__Written task__:
Begin with the first line of the material and write out each line exactly, ending with the line that contains "Chart.register(...registerables);". Pictures are not part of the copy.

__Available data__:

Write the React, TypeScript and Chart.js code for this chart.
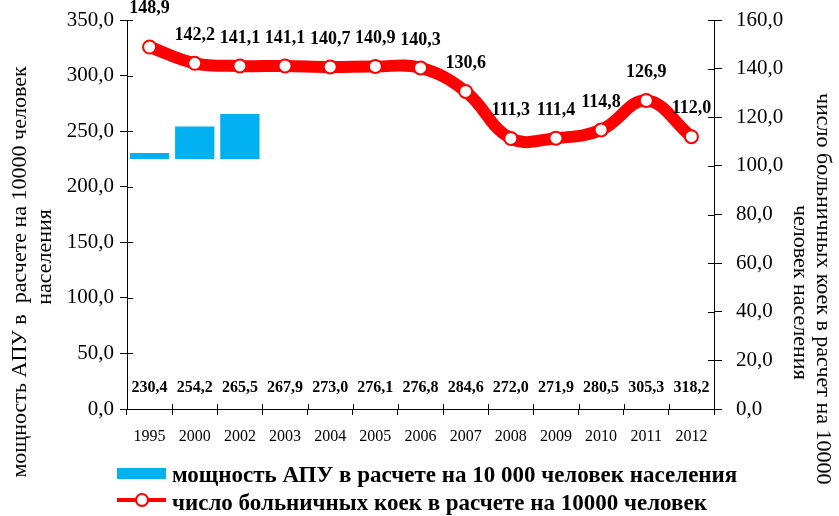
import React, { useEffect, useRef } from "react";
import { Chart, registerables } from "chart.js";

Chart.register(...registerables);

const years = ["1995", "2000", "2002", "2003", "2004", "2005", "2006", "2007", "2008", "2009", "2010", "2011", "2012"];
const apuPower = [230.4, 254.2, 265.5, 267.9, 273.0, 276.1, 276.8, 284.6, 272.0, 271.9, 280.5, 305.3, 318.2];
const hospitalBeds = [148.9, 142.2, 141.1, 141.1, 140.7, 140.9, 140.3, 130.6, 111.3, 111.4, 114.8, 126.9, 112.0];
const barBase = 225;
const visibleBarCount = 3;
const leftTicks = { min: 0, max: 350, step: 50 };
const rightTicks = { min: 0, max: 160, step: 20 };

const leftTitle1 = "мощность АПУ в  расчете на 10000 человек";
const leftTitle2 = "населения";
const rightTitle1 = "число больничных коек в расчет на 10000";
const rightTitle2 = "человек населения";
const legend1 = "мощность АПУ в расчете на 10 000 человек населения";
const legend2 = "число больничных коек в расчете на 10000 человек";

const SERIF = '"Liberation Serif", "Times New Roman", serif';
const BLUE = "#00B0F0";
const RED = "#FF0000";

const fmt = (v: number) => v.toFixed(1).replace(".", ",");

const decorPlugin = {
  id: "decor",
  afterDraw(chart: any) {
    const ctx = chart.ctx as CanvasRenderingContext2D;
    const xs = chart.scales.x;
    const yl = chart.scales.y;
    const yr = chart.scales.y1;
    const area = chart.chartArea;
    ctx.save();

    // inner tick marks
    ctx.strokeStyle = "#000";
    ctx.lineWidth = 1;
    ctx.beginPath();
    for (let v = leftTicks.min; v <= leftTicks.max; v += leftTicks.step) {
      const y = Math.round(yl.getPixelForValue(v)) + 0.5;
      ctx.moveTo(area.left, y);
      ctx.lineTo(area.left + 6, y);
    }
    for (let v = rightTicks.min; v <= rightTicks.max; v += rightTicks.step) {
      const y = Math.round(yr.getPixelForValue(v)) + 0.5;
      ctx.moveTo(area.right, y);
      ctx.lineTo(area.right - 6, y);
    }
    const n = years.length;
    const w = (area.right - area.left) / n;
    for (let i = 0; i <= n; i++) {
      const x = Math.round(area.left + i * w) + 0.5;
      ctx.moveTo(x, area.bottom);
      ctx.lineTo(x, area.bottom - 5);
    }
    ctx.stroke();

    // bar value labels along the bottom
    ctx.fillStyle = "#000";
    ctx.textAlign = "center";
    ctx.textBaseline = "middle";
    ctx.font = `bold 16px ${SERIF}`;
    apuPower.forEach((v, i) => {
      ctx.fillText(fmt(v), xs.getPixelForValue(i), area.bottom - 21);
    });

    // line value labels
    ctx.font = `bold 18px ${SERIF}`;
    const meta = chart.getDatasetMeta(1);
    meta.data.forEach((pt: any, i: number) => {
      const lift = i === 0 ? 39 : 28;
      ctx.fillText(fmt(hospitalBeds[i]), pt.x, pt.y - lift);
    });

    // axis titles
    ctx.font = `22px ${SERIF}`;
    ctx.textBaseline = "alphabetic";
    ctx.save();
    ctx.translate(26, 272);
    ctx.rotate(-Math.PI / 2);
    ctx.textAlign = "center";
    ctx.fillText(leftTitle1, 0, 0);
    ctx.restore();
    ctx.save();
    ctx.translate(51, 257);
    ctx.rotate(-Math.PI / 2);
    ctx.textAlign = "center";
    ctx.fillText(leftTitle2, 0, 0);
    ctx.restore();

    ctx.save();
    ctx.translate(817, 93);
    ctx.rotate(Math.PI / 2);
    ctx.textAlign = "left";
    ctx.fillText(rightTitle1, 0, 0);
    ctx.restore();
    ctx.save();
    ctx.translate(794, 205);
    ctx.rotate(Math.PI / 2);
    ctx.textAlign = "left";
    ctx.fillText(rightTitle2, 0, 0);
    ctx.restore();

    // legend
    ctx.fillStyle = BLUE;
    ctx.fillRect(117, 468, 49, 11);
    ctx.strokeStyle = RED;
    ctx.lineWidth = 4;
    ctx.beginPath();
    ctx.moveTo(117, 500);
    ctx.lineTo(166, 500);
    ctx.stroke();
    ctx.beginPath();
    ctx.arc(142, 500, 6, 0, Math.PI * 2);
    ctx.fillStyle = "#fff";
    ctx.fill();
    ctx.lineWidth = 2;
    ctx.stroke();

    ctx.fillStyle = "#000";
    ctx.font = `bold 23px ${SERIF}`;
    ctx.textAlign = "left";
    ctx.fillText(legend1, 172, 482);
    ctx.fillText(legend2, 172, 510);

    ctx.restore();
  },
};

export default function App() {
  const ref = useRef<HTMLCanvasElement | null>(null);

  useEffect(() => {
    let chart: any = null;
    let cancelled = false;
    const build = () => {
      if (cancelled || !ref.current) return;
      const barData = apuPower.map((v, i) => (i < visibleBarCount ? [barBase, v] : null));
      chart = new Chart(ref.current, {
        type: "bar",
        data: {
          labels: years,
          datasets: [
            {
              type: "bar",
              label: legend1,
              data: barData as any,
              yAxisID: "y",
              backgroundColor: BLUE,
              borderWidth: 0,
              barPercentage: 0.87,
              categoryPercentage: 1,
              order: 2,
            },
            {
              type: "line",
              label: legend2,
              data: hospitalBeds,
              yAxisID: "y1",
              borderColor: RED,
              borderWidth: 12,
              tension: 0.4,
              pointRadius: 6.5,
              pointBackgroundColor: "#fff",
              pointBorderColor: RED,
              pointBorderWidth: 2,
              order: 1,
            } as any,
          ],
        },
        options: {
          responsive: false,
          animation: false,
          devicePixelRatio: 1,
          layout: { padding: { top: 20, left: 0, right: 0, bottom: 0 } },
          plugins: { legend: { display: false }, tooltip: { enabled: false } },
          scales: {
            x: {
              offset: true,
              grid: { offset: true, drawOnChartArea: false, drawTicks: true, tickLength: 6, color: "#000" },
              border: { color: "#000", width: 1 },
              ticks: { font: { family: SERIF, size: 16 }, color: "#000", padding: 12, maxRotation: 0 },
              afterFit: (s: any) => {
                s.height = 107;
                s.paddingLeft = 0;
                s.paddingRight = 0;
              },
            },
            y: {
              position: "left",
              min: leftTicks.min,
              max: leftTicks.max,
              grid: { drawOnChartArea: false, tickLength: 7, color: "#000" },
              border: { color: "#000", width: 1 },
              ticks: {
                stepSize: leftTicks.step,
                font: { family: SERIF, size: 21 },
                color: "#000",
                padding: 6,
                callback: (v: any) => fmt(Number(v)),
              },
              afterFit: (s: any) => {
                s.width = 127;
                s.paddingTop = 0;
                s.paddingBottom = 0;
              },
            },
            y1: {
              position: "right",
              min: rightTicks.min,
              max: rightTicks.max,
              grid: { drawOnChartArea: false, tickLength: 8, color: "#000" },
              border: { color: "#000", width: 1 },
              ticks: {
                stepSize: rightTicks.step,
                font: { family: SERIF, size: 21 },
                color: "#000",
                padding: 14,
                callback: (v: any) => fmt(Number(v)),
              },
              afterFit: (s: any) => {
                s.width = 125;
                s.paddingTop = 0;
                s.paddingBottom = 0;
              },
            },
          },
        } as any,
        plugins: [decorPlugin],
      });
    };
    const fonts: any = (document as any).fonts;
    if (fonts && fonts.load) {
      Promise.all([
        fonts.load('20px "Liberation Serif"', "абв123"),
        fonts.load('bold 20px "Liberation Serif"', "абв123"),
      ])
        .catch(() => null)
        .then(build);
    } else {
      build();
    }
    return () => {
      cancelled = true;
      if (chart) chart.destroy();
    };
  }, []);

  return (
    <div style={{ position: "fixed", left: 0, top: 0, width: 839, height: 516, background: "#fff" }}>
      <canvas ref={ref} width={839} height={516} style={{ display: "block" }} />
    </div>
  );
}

__Solution for this exercise__:
Write the React, TypeScript and Chart.js code for this chart.
import React, { useEffect, useRef } from "react";
import { Chart, registerables } from "chart.js";

Chart.register(...registerables);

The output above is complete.